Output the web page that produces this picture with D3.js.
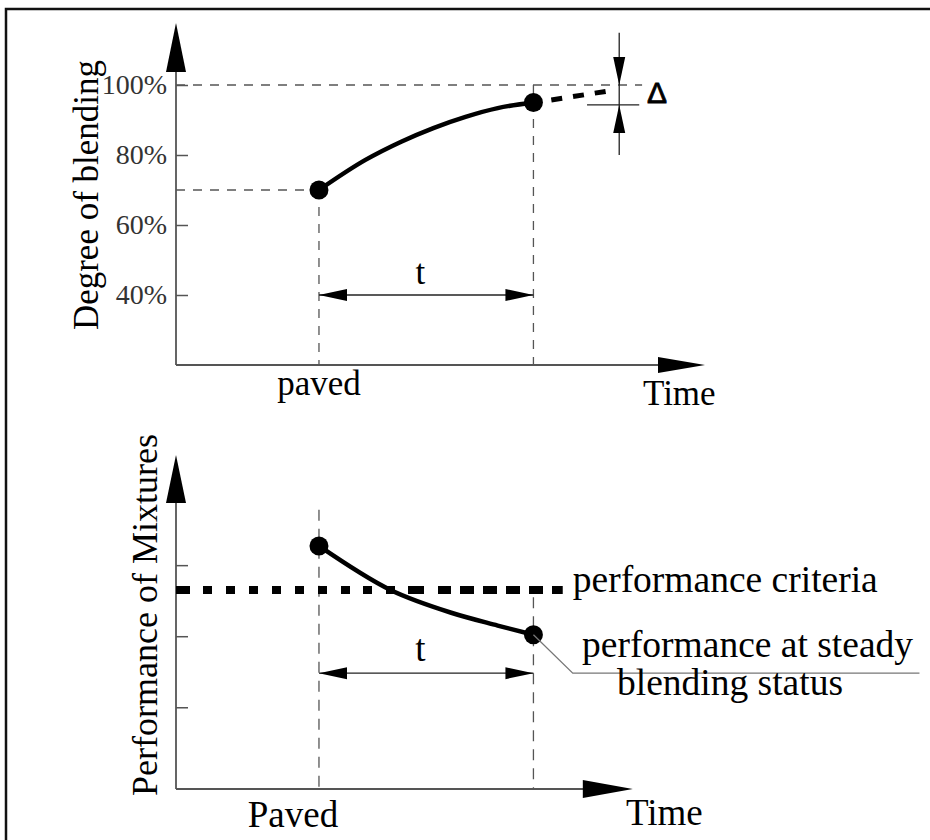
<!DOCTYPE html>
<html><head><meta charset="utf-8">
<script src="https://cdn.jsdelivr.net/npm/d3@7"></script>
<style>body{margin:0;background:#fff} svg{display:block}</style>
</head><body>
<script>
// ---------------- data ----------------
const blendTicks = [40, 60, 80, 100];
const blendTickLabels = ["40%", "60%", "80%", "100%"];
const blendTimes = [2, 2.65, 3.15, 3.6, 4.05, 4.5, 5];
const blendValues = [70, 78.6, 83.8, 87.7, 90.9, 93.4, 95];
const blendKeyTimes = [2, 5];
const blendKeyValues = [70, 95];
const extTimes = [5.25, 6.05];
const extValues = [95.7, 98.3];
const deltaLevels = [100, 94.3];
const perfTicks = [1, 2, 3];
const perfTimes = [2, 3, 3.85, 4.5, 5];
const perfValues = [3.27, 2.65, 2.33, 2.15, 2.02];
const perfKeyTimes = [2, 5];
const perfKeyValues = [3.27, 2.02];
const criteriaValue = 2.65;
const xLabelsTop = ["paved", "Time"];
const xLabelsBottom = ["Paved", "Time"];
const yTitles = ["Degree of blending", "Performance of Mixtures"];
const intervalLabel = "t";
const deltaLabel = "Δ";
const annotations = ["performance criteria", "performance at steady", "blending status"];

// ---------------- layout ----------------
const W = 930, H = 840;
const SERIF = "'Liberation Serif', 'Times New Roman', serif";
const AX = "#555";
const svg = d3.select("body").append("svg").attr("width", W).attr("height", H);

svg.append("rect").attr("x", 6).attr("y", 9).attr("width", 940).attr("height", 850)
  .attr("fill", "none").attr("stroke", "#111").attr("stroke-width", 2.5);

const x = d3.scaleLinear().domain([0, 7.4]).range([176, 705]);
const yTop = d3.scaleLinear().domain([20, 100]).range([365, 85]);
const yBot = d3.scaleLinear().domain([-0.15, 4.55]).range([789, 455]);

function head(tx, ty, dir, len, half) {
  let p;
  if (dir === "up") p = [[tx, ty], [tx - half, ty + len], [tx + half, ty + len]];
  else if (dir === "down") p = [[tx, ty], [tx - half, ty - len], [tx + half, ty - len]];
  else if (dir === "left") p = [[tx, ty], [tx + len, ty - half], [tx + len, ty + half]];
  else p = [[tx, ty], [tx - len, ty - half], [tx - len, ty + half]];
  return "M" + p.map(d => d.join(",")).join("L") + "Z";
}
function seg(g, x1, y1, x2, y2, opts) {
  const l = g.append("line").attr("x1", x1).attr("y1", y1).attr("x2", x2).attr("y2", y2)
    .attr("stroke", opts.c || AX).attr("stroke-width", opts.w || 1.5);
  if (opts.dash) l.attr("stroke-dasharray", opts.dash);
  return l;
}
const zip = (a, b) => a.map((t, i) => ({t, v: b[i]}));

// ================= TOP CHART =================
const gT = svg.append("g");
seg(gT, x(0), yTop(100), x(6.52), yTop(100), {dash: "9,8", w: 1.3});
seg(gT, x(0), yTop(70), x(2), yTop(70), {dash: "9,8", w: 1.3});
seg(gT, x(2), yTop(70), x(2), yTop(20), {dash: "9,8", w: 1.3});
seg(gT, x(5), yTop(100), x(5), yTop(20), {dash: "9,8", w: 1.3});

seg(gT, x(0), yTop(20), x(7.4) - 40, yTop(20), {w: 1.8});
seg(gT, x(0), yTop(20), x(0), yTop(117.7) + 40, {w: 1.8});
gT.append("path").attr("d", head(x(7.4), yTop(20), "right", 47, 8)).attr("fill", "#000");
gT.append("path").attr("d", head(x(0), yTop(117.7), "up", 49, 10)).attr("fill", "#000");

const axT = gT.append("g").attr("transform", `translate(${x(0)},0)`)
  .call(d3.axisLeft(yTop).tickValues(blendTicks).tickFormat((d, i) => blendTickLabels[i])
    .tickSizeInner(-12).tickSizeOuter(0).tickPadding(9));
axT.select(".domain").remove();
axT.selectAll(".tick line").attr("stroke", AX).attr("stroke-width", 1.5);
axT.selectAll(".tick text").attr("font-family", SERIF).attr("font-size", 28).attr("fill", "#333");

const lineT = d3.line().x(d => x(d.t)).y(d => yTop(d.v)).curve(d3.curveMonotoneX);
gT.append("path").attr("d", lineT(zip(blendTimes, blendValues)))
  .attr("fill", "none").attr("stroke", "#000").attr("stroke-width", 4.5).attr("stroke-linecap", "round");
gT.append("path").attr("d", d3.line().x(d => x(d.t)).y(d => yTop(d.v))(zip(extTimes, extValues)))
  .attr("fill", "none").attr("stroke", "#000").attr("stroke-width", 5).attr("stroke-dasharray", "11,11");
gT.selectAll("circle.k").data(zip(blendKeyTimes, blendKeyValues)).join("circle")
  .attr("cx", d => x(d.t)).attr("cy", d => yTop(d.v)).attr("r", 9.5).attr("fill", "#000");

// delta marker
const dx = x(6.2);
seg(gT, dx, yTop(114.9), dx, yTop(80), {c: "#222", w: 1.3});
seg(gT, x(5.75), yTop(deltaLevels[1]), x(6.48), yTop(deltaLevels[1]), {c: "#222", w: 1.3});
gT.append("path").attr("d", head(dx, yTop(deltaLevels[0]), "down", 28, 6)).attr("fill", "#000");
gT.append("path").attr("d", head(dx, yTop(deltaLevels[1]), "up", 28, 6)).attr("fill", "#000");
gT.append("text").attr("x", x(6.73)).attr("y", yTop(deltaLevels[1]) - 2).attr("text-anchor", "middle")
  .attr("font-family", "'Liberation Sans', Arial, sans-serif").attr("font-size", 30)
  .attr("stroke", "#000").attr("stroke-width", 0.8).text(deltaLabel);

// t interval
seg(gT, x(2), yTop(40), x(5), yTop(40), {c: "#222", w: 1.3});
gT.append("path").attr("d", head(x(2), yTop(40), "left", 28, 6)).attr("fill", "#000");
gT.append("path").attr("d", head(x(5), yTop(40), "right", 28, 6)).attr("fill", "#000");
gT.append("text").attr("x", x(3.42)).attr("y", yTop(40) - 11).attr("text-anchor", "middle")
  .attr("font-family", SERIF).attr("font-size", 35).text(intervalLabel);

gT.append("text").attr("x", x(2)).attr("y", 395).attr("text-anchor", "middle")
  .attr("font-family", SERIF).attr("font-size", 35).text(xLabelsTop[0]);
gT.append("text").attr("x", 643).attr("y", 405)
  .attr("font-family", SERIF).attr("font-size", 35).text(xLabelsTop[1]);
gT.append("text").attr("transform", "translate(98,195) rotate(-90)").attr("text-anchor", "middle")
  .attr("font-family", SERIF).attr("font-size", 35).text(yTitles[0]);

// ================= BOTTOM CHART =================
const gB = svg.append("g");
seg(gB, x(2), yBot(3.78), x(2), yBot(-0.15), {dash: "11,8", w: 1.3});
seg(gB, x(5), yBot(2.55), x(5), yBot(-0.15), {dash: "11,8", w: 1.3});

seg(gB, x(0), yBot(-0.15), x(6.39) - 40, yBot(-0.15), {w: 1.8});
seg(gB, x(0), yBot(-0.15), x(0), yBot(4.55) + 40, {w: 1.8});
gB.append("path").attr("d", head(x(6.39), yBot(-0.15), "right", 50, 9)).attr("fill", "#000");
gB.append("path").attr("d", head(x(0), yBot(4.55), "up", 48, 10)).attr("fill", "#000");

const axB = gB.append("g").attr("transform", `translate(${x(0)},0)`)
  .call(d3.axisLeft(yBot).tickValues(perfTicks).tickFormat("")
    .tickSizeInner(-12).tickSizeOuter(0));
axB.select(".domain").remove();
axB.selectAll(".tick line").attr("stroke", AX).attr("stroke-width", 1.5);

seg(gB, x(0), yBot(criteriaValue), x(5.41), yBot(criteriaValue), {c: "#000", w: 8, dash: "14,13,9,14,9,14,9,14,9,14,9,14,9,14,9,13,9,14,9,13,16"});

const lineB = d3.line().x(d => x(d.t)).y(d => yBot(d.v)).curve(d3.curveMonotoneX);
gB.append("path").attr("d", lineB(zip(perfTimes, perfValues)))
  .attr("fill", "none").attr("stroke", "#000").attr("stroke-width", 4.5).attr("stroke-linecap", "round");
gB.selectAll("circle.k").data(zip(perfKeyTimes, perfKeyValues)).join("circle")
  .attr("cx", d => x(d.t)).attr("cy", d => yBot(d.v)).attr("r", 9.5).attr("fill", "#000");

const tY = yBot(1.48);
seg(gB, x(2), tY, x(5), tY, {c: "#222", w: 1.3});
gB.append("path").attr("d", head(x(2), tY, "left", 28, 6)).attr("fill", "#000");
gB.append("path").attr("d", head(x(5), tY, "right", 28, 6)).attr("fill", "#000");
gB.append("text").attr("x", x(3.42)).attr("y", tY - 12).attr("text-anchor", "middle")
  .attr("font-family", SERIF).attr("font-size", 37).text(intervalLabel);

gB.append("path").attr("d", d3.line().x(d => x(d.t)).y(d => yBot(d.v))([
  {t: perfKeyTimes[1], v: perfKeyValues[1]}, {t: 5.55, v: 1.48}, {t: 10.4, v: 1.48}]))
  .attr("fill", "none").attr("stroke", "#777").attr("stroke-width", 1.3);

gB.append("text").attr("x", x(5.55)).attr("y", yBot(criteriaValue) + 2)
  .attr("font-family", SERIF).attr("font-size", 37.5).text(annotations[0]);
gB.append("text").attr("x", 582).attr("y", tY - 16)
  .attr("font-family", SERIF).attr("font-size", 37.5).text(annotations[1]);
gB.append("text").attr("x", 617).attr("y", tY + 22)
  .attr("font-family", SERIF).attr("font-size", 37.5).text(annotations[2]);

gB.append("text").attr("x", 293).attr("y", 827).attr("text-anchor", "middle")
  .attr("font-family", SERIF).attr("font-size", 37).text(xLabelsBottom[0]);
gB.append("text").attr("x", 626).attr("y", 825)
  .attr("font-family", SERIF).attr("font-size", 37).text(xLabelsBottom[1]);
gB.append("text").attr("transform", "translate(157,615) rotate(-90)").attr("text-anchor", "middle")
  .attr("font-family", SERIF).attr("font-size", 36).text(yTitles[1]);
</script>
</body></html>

------------------------------------------------------------------------

• Your objective
Return exactly what appears from the opening line of the material through the line with "d3.scaleLinear().domain([-0.15, 4.55]).range([789, 455]);", apart from the pictures.

• Full solution
Output the web page that produces this picture with D3.js.
<!DOCTYPE html>
<html><head><meta charset="utf-8">
<script src="https://cdn.jsdelivr.net/npm/d3@7"></script>
<style>body{margin:0;background:#fff} svg{display:block}</style>
</head><body>
<script>
// ---------------- data ----------------
const blendTicks = [40, 60, 80, 100];
const blendTickLabels = ["40%", "60%", "80%", "100%"];
const blendTimes = [2, 2.65, 3.15, 3.6, 4.05, 4.5, 5];
const blendValues = [70, 78.6, 83.8, 87.7, 90.9, 93.4, 95];
const blendKeyTimes = [2, 5];
const blendKeyValues = [70, 95];
const extTimes = [5.25, 6.05];
const extValues = [95.7, 98.3];
const deltaLevels = [100, 94.3];
const perfTicks = [1, 2, 3];
const perfTimes = [2, 3, 3.85, 4.5, 5];
const perfValues = [3.27, 2.65, 2.33, 2.15, 2.02];
const perfKeyTimes = [2, 5];
const perfKeyValues = [3.27, 2.02];
const criteriaValue = 2.65;
const xLabelsTop = ["paved", "Time"];
const xLabelsBottom = ["Paved", "Time"];
const yTitles = ["Degree of blending", "Performance of Mixtures"];
const intervalLabel = "t";
const deltaLabel = "Δ";
const annotations = ["performance criteria", "performance at steady", "blending status"];

// ---------------- layout ----------------
const W = 930, H = 840;
const SERIF = "'Liberation Serif', 'Times New Roman', serif";
const AX = "#555";
const svg = d3.select("body").append("svg").attr("width", W).attr("height", H);

svg.append("rect").attr("x", 6).attr("y", 9).attr("width", 940).attr("height", 850)
  .attr("fill", "none").attr("stroke", "#111").attr("stroke-width", 2.5);

const x = d3.scaleLinear().domain([0, 7.4]).range([176, 705]);
const yTop = d3.scaleLinear().domain([20, 100]).range([365, 85]);
const yBot = d3.scaleLinear().domain([-0.15, 4.55]).range([789, 455]);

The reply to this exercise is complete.